> **Source data**
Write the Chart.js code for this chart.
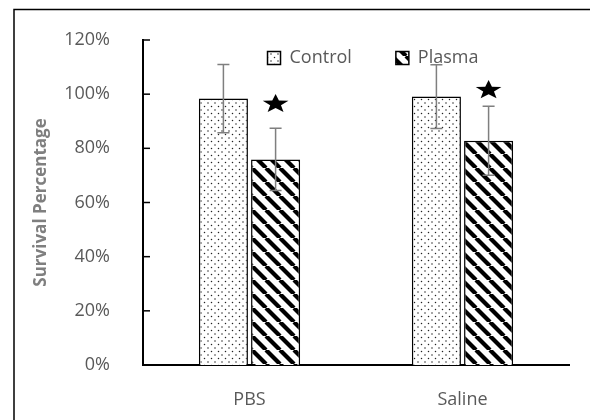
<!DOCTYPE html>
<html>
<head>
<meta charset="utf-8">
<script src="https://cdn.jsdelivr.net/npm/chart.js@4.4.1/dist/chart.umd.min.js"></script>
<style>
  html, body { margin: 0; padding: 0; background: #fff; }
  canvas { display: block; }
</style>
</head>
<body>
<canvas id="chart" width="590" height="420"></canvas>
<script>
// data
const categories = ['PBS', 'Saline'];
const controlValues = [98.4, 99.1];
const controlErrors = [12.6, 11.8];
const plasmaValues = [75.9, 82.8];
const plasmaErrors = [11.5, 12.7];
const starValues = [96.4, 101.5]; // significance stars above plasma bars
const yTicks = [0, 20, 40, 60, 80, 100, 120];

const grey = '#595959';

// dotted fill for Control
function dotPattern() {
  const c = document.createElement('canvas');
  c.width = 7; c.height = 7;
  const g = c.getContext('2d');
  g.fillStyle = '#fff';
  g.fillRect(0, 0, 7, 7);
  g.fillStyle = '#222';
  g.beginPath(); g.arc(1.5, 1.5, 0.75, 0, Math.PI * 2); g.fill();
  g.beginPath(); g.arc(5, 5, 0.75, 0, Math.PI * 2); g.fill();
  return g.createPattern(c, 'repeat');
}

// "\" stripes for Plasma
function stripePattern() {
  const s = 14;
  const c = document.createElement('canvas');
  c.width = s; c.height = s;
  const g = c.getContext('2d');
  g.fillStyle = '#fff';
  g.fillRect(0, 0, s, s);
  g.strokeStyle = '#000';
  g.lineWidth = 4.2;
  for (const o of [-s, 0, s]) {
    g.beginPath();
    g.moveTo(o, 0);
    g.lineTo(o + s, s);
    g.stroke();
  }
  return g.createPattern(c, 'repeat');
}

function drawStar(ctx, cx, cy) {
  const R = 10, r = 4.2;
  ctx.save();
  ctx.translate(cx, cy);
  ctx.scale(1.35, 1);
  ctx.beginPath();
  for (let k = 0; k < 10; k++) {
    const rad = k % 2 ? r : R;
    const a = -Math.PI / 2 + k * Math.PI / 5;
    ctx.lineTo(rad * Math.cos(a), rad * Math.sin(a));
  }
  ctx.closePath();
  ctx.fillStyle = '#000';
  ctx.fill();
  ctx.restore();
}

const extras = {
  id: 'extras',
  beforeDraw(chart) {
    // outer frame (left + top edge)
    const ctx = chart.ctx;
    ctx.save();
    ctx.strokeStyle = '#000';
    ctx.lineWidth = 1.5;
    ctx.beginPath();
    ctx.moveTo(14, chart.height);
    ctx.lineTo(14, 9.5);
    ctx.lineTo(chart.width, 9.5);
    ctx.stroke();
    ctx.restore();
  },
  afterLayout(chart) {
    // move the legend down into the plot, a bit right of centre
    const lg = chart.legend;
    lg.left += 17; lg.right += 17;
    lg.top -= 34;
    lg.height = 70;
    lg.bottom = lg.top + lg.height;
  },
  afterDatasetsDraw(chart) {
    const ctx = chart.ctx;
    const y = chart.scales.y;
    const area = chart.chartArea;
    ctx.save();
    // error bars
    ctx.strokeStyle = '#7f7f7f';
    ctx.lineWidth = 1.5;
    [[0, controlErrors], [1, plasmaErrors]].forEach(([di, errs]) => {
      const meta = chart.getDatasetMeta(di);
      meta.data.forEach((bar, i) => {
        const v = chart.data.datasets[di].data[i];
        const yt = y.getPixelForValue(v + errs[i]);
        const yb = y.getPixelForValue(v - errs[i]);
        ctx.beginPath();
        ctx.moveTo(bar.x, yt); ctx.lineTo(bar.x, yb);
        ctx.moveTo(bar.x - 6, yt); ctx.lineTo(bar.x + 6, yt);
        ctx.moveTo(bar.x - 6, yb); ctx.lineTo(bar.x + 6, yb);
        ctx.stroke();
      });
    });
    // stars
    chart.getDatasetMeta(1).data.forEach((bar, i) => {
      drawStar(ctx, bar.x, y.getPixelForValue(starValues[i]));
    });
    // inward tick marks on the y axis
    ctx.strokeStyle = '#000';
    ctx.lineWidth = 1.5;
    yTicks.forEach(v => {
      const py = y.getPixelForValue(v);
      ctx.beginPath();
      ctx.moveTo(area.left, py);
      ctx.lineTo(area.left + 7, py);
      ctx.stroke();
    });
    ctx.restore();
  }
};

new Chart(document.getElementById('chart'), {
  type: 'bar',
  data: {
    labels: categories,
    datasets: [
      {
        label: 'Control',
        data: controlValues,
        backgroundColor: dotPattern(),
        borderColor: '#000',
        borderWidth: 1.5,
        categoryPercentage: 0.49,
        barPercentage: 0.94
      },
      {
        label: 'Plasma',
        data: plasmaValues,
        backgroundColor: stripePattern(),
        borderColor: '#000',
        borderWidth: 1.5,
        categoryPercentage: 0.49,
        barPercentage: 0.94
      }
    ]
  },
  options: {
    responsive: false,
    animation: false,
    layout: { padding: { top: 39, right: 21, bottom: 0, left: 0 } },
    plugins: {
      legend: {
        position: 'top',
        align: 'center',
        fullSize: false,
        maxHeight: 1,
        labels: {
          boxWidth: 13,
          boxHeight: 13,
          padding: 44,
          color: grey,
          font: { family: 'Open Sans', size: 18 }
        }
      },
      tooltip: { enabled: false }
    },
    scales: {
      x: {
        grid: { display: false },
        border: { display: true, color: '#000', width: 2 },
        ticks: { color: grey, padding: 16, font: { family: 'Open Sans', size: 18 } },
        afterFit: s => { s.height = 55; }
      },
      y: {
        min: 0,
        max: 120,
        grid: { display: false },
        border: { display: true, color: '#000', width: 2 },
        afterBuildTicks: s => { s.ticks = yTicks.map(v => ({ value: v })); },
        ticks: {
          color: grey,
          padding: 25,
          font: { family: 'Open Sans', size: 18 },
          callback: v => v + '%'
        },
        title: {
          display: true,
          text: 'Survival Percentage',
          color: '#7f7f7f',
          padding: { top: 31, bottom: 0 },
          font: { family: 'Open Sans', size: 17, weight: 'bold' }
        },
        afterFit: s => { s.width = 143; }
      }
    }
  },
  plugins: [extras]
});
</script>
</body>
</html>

> **Instruction**
Skip every picture and return the lines above from the top through the one that contains "const grey = '#595959';".

> **Full response**
Write the Chart.js code for this chart.
<!DOCTYPE html>
<html>
<head>
<meta charset="utf-8">
<script src="https://cdn.jsdelivr.net/npm/chart.js@4.4.1/dist/chart.umd.min.js"></script>
<style>
  html, body { margin: 0; padding: 0; background: #fff; }
  canvas { display: block; }
</style>
</head>
<body>
<canvas id="chart" width="590" height="420"></canvas>
<script>
// data
const categories = ['PBS', 'Saline'];
const controlValues = [98.4, 99.1];
const controlErrors = [12.6, 11.8];
const plasmaValues = [75.9, 82.8];
const plasmaErrors = [11.5, 12.7];
const starValues = [96.4, 101.5]; // significance stars above plasma bars
const yTicks = [0, 20, 40, 60, 80, 100, 120];

const grey = '#595959';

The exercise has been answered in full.